In contrast to these, Henry Brant (b. 1913), while he did teach briefly at such August institutions as Columbia and Juilliard, has been a radical since he began writing music for pots and pans as a child. Most of his music is scored for huge, unusual ensembles–one example is Orbits, for 80 trombones and organ–in equally huge and unusual spatial arrangements. At age 80, he went even further afield and invented a Tenor Cello and Mezzo-Violin, for which he has written several ensemble pieces. The highly eclectic style of Portland-born Lou Harrison (b. 1917), who early on abandoned the New York scene for California and was especially influenced by a 1962 trip to the Far East on a Rockefeller grant, has included everything from music for gamelan to a symphony featuring vocals by pop singer Al Jarreau and texts in the universal language Esperanto. Harrison is also highly unusual for this generation regarding his personal life; not only did he come out openly as a gay man but, starting in the 1970s, began to publicly support the gay rights movement.

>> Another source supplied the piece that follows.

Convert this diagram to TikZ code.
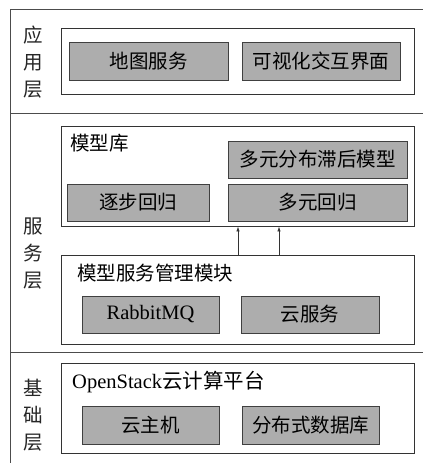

Even more interesting is the case of Gian-Carlo Menotti (b. 1911), who has been criticized in some circles for music that is too accessible and tonal. His output, which consists almost entirely of operas–for which he writes the librettos, another factor that has earned him criticism–was disparaged in conservatory circles for years. Recently, however, although his production of new works has slowed down considerably, a number of his earlier operas have been revived successfully and have been taken more seriously. The Consul, for example, in which a woman in a nameless Communist-like country repeatedly tries and fails to get her husband released from prison, seems far more relevant to recent political events than it may have been when it premiered in 1950. And it’s a rare city where at least one performance of his 1951 Christmas opera, Amahl and the Night Visitors, isn’t held every year.